One in five European equity funds are closet trackers that largely mimic their benchmark but charge active fees, research reveals.
However, investors have sent the majority of recent inflows into European equities into the most active funds, Morningstar said.
The Morningstar findings that 20% of funds in its research were closet indexers is damaging for the active management industry – though the firm said that the number of closet indexers was falling and that funds with higher 'active share' did usually outperform others.
Closet indexers are funds with a three-year average active share below 60%.
Morningstar, a funds ratings business, analysed the active share of 456 funds to see how portfolios diverged from their reference index.

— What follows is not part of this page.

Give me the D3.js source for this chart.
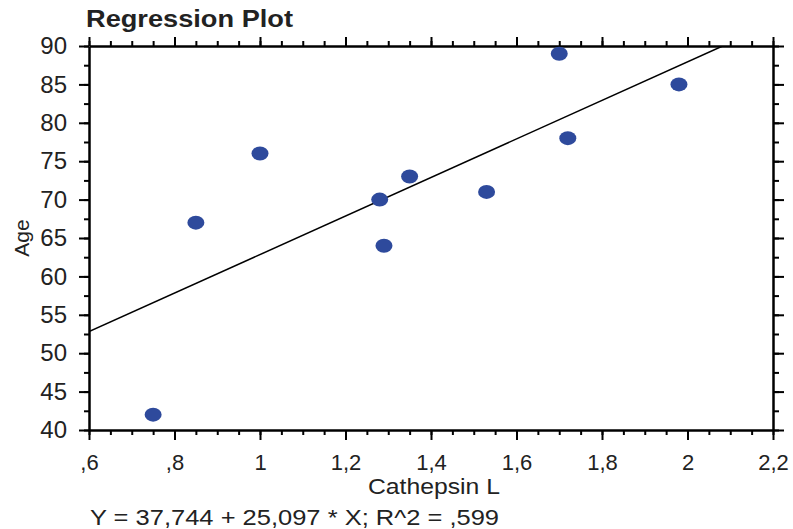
<!DOCTYPE html>
<html>
<head>
<meta charset="utf-8">
<script src="https://cdn.jsdelivr.net/npm/d3@7"></script>
<style>
  body { margin: 0; background: #fff; }
  text { font-family: "Liberation Sans", Arial, sans-serif; fill: #222; }
</style>
</head>
<body>
<svg id="chart"></svg>
<script>
// data
const cathepsin = [0.75, 0.85, 1.0, 1.28, 1.29, 1.35, 1.53, 1.70, 1.72, 1.98];
const age = [42, 67, 76, 70, 64, 73, 71, 89, 78, 85];
const intercept = 37.744;
const slope = 25.097;
const xTicks = [0.6, 0.8, 1.0, 1.2, 1.4, 1.6, 1.8, 2.0, 2.2];
const yTicks = [40, 45, 50, 55, 60, 65, 70, 75, 80, 85, 90];
const equation = "Y = 37,744 + 25,097 * X; R^2 = ,599";

const width = 793, height = 529;
const margin = {top: 46, right: 20, bottom: 99, left: 89};

const svg = d3.select("#chart").attr("width", width).attr("height", height);

const x = d3.scaleLinear().domain([0.6, 2.2]).range([margin.left, width - margin.right]);
const y = d3.scaleLinear().domain([40, 90]).range([height - margin.bottom, margin.top]);

// ",6" style labels with decimal comma
const fmt = v => {
    let s = d3.format("~g")(+v.toFixed(2)).replace(".", ",");
    return s.startsWith("0,") ? s.slice(1) : s;
};

const xMinor = d3.range(0.6, 2.2001, 0.05).map(v => +v.toFixed(2));
const yMinor = d3.range(40, 90.001, 2.5);

function drawAxis(axis, transform, minorAxis, fontSize){
    const gm = svg.append("g").attr("transform", transform).call(minorAxis);
    gm.select(".domain").remove();
    gm.selectAll("text").remove();
    gm.selectAll("line").attr("stroke", "#000").attr("stroke-width", 2);
    const g = svg.append("g").attr("transform", transform).call(axis);
    g.select(".domain").attr("stroke", "#000").attr("stroke-width", 2.5);
    g.selectAll("line").attr("stroke", "#000").attr("stroke-width", 2);
    g.selectAll("text").style("font-size", fontSize + "px").attr("fill", "#222");
    return g;
}

const bottomY = height - margin.bottom;
drawAxis(d3.axisBottom(x).tickValues(xTicks).tickFormat(fmt).tickSize(10).tickSizeOuter(0).tickPadding(14),
    `translate(0,${bottomY})`,
    d3.axisBottom(x).tickValues(xMinor).tickSize(5).tickSizeOuter(0), 22);
drawAxis(d3.axisTop(x).tickValues(xTicks).tickFormat("").tickSize(9).tickSizeOuter(0),
    `translate(0,${margin.top})`,
    d3.axisTop(x).tickValues(xMinor).tickSize(5).tickSizeOuter(0), 22);
drawAxis(d3.axisLeft(y).tickValues(yTicks).tickSize(10).tickSizeOuter(0).tickPadding(12),
    `translate(${margin.left},0)`,
    d3.axisLeft(y).tickValues(yMinor).tickSize(5).tickSizeOuter(0), 24);
drawAxis(d3.axisRight(y).tickValues(yTicks).tickFormat("").tickSize(11).tickSizeOuter(0),
    `translate(${width - margin.right},0)`,
    d3.axisRight(y).tickValues(yMinor).tickSize(6).tickSizeOuter(0), 22);

// regression line, clipped to the plot area
svg.append("clipPath").attr("id", "plot-clip")
    .append("rect")
    .attr("x", margin.left).attr("y", margin.top)
    .attr("width", width - margin.right - margin.left)
    .attr("height", bottomY - margin.top);

const xEnd = (90 - intercept) / slope;
svg.append("line")
    .attr("clip-path", "url(#plot-clip)")
    .attr("x1", x(0.6)).attr("y1", y(intercept + slope * 0.6))
    .attr("x2", x(xEnd)).attr("y2", y(intercept + slope * xEnd))
    .attr("stroke", "#000").attr("stroke-width", 1.5);

svg.append("g").selectAll("ellipse")
    .data(cathepsin.map((c, i) => ({c: c, a: age[i]})))
    .join("ellipse")
    .attr("cx", d => x(d.c))
    .attr("cy", d => y(d.a))
    .attr("rx", 8.5).attr("ry", 7)
    .attr("fill", "#2e4a9c");

// titles
svg.append("text").attr("x", 86).attr("y", 27)
    .style("font-size", "24px").style("font-weight", "bold")
    .attr("textLength", 207).attr("lengthAdjust", "spacingAndGlyphs")
    .text("Regression Plot");

svg.append("text")
    .attr("transform", `translate(29,238) rotate(-90)`)
    .attr("text-anchor", "middle")
    .style("font-size", "21px")
    .text("Age");

svg.append("text").attr("x", 368).attr("y", 494)
    .style("font-size", "22px")
    .attr("textLength", 132).attr("lengthAdjust", "spacingAndGlyphs")
    .text("Cathepsin L");

svg.append("text").attr("x", 90).attr("y", 525)
    .style("font-size", "22px")
    .attr("textLength", 409).attr("lengthAdjust", "spacingAndGlyphs")
    .text(equation);
</script>
</body>
</html>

A fund with 100% active share would have no common holdings with its benchmark.
“Average active share levels dropped considerably during the financial crisis of 2008 and 2009 but have been rising at a steady pace since then,” said Matias Möttölä, of Morningstar.
Among the least active funds, Morningstar found that almost all closet indexers underperformed their benchmark.

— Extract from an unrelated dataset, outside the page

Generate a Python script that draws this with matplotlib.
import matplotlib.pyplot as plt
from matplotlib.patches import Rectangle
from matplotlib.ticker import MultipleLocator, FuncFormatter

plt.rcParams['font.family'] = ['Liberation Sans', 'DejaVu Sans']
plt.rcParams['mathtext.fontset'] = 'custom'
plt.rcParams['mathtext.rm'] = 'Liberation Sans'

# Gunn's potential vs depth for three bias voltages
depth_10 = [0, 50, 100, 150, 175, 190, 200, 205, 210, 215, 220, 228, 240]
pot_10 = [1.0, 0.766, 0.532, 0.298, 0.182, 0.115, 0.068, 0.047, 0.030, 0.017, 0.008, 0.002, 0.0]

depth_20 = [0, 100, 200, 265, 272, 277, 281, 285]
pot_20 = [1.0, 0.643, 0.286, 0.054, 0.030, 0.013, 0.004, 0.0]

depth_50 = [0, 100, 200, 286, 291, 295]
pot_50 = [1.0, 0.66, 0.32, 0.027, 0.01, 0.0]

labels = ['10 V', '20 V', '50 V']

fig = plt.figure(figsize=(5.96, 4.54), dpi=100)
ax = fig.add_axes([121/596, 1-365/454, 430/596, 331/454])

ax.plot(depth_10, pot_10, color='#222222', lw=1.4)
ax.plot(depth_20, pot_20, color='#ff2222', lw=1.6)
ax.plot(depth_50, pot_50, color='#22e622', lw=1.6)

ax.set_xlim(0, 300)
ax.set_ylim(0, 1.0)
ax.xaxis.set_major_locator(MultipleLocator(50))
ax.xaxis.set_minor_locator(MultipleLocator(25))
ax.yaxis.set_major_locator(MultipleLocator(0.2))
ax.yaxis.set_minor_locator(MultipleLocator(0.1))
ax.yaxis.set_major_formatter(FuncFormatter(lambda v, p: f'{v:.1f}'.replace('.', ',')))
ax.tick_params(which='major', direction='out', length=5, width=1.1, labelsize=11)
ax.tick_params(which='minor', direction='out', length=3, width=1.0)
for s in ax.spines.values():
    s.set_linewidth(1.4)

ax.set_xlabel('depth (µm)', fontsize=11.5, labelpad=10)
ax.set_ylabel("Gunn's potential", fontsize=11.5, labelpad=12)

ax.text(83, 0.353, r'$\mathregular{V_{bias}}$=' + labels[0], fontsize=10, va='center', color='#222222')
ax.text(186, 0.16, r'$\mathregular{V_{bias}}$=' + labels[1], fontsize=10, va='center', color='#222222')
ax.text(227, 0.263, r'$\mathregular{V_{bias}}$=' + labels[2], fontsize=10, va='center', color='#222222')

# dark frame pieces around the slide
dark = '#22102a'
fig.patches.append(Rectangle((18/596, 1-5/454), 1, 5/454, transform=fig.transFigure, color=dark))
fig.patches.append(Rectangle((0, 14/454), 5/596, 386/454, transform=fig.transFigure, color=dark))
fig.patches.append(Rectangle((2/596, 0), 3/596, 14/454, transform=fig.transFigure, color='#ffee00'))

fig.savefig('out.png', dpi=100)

Morningstar’s ‘Active Share in European Equity Funds’ looked at how active share has developed in three large-cap equity categories (growth, value and blend) over the ten-year period to 2015.
The average active share for European large-cap funds was 70% in the three-year period through March 2015.
However, Möttölä warned against using active share alone as a fund selection tool and said it should be combined with other methods.
“Investors who use active share as a fund selection tool should exercise caution. As active share increases, dispersion in returns and risk levels rises sharply, with both the best- and worst-performing funds found among the more active funds.”
Portfolio manager skill in selecting the right deviations from the index generates outperformance.
“Investors should compare fees carefully as funds with similar active shares can have fees that differ greatly,” Möttölä added.